The McKenna angle is the strongest emotional argument, and it is not nothing — a young franchise centre learning the craft next to one of the best playmakers of his generation has real value. But you don't build a roster around mentorship optics. McKenna will have a long career and plenty of veterans to learn from. The Leafs' job this summer is to fix the holes that ended their season, not to assemble a highlight reel.
What's next
Watch Detroit first. If the Red Wings re-sign Kane before July 1, this entire conversation evaporates and the rumour becomes a footnote. If he reaches the open market, expect Toronto's name to keep surfacing simply because Chayka and Kane have history and the McKenna story writes itself. The right move for the Maple Leafs is to let someone else make that signing and to spend their cap flexibility on the centre and the heaviness this roster has been missing for years.
The Patrick Kane Maple Leafs idea is a great talk-radio segment. It would also be a small step backward dressed up as a splash. Chayka has been disciplined all offseason. The first real test of that discipline is resisting the most fun name on the board. Track how Toronto actually spends July 1 on the offseason hub and judge the plan by whether it gets faster, not flashier.
Frequently Asked Questions
Are the Maple Leafs going to sign Patrick Kane?
There is no confirmed negotiation. Toronto has been loosely linked to Kane ahead of July 1 because of GM John Chayka's history of chasing veteran skill, but the Detroit Red Wings reportedly want Kane back and his agent has said the 37-year-old wants to keep playing.

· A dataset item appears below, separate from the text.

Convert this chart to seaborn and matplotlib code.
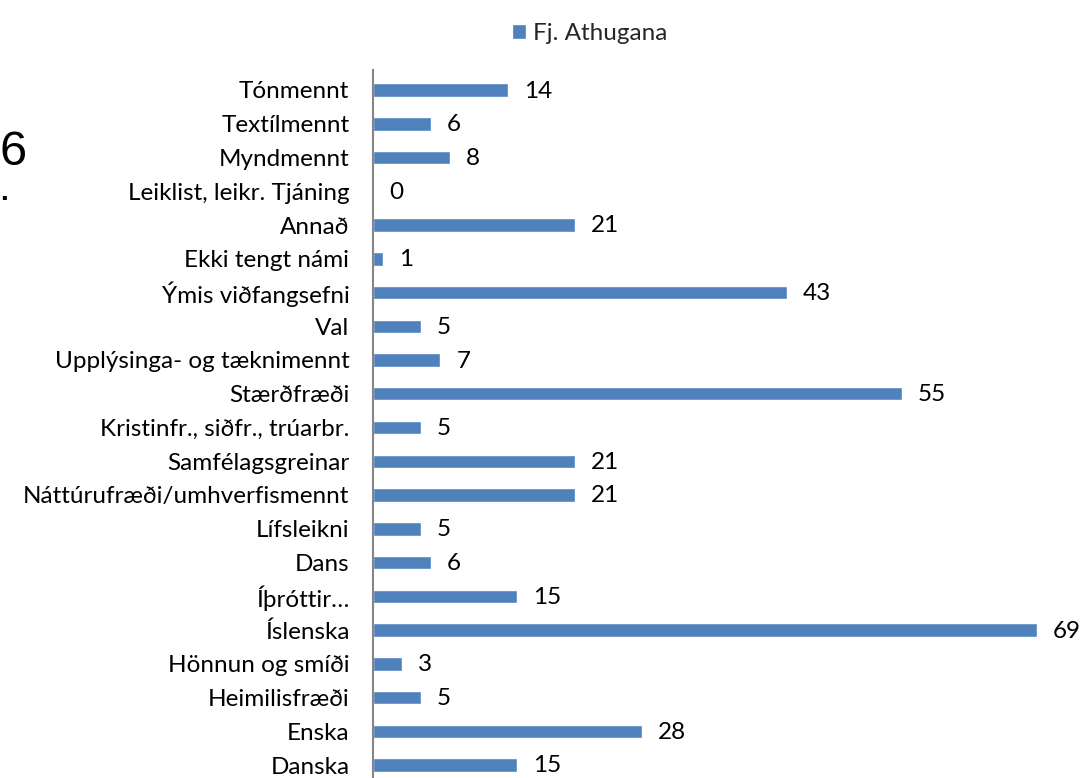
import matplotlib
matplotlib.use("Agg")
import matplotlib.pyplot as plt
import seaborn as sns
import pandas as pd

categories = ["Tónmennt", "Textílmennt", "Myndmennt", "Leiklist, leikr. Tjáning", "Annað",
              "Ekki tengt námi", "Ýmis viðfangsefni", "Val", "Upplýsinga- og tæknimennt",
              "Stærðfræði", "Kristinfr., siðfr., trúarbr.", "Samfélagsgreinar",
              "Náttúrufræði/umhverfismennt", "Lífsleikni", "Dans", "Íþróttir…", "Íslenska",
              "Hönnun og smíði", "Heimilisfræði", "Enska", "Danska"]
values = [14, 6, 8, 0, 21, 1, 43, 5, 7, 55, 5, 21, 21, 5, 6, 15, 69, 3, 5, 28, 15]
series_name = "Fj. Athugana"

sns.set_theme(style="white")
plt.rcParams['font.family'] = ['Lato', 'DejaVu Sans']

df = pd.DataFrame({"cat": categories, "val": values})

fig = plt.figure(figsize=(10.86, 7.78), dpi=100)
W, H = 1086, 778
ax_left, ax_right = 373 / W, 1086 / W
ax_top = 1 - 70 / H
ax = fig.add_axes([ax_left, 0, ax_right - ax_left, ax_top])

color = "#4F81BD"
sns.barplot(data=df, x="val", y="cat", orient="h", color=color, width=0.4,
            saturation=1, ax=ax, label=series_name)

px_per_unit = 9.62
ax.set_xlim(0, (1086 - 373) / px_per_unit)
spacing = 33.75
ax.set_ylim((778 - 90) / spacing, -(90 - 70) / spacing)

fs = 17.5
for i, v in enumerate(values):
    ax.annotate(str(v), (v, i), xytext=(16, -1), textcoords="offset pixels",
                va="center", ha="left", fontsize=fs, color="#000000")

ax.set_xlabel("")
ax.set_ylabel("")
ax.set_xticks([])
ax.tick_params(axis="y", length=0, pad=17, labelsize=fs, labelcolor="#000000")
for s in ["top", "right", "bottom"]:
    ax.spines[s].set_visible(False)
ax.spines["left"].set_color("#868686")
ax.spines["left"].set_linewidth(1.5)

leg = ax.legend(loc="upper center", bbox_to_anchor=(590 / W, 1 - 1 / H),
                bbox_transform=fig.transFigure, frameon=False, fontsize=fs,
                handlelength=0.55, handleheight=0.55, handletextpad=0.3)

fig.text(0.0, 1 - 165 / H, "6", fontsize=35, va="baseline", ha="left",
         color="#000000", family="Liberation Sans")
fig.text(0.0, 1 - 200 / H, ".", fontsize=20, va="baseline", ha="left",
         color="#000000", family="Liberation Sans", fontweight="bold")

fig.savefig("out.png", dpi=100)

A Detroit return is the most likely outcome.
What were Patrick Kane's stats in 2025-26?
Kane recorded 16 goals and 41 assists for 57 points in 67 games with the Detroit Red Wings, a 0.85-points-per-game pace. He ranked fifth in team scoring and played on a one-year, $3 million contract that proved to be a bargain.
How old is Patrick Kane?
Kane is 37 years old and would turn 38 during the 2026-27 NHL season. That age is central to why a long-term commitment would be risky, even though his offensive production remains strong.
Why might the Maple Leafs avoid signing Patrick Kane?
Toronto's offseason priorities are getting younger, faster and heavier, plus adding a third-line centre. Kane does not kill penalties, is not physical, and is not a fast skater, so he does not address the roster weaknesses that ended the Leafs' season, despite his obvious offensive skill.
Is there a Gavin McKenna connection to Patrick Kane?
Yes. Kane was reportedly one of No. 1 overall pick Gavin McKenna's idols growing up, which adds an appealing mentorship storyline to the rumour. But roster decisions should be based on fit and need rather than optics.
How much cap space do the Maple Leafs have on July 1?
The Leafs entered free agency with more than $18 million in cap space after their recent moves, against a 2026-27 salary cap of $104 million. The argument against Kane is opportunity cost — that money is better spent on centre depth and defensive help.